The group displays an appreciation for dark irony that only comes with experience. But it is also a testament to the idea that getting older and wiser doesn't mean slowing down. Aside from working on the album, The Welfare Liners have stayed busy with other endeavors—like their recent cover of the "Squidbillies" theme song, which they recorded at the behest of series creator/friend-of-a-friend Dave Willis.
Hallauer explains: "[Dave] called up one day and said, 'We're doing this wacky contest, and I need to have some bands cover the song so that I can solicit other bands to enter the contest…' He called me on a Wednesday and [said], 'It's gonna be on the air nationally this weekend, so I need it by Thursday.'"
In fact, the theme, with its hilariously depressing lyrics ("My dreams are all dead and buried/ Sometimes I wish the sun would just explode/ When God comes and calls me to his kingdom/ I'll take all you sons of bitches when I go") was a perfect fit for The Welfare Liners, and the TV spot was undoubtedly the most major piece of exposure the group has had to date.
Still, bandmembers remain practical.
"We've all got full-time jobs that no one intends to quit, and families," Hallauer says. "We've sowed those oats in previous bands.

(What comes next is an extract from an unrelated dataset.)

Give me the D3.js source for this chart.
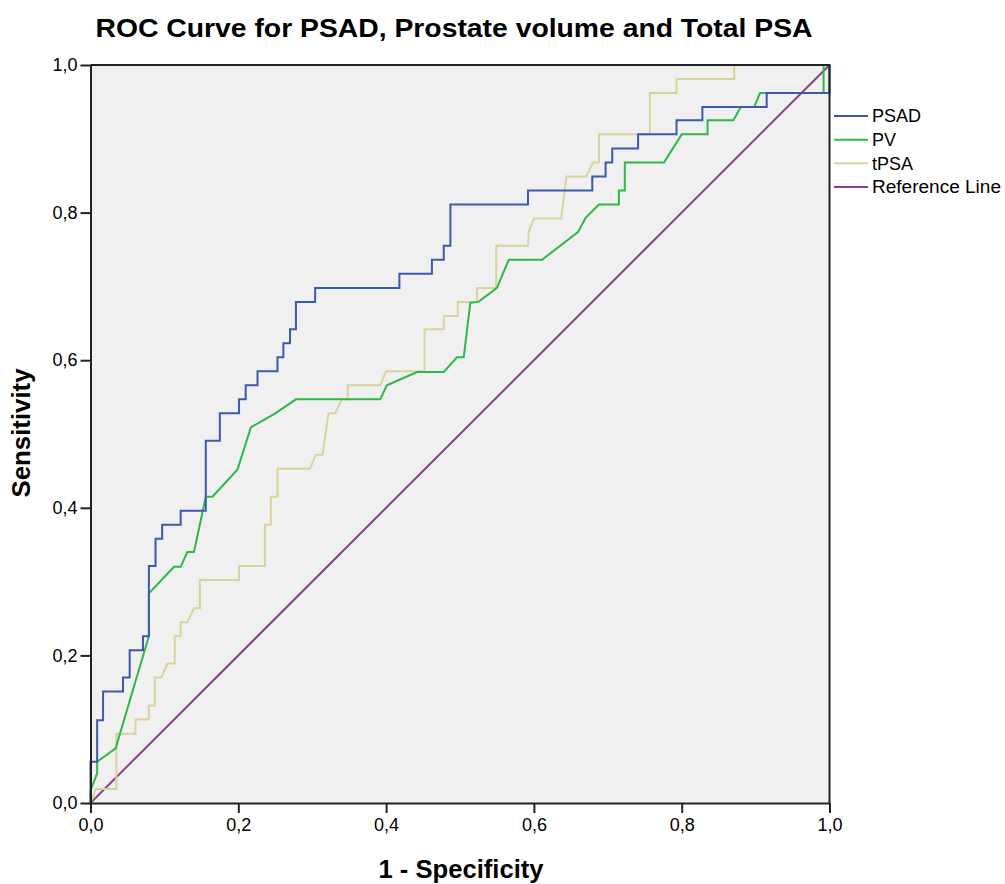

The great thing about this band [is that] it's very simple. I always call it our poker club. I've got guy friends who, once a week, they play poker, or golf, or whatever… We get together every Thursday and play music."
Their love of craft is honest and evident. In the basement studio that has also functioned as a children's playroom, The Welfare Liners say they might soon begin work on the follow-up to High on a Hilltop, another collection of stories told through song, the rare and unmistakable sound of musicians comfortable in their own skin.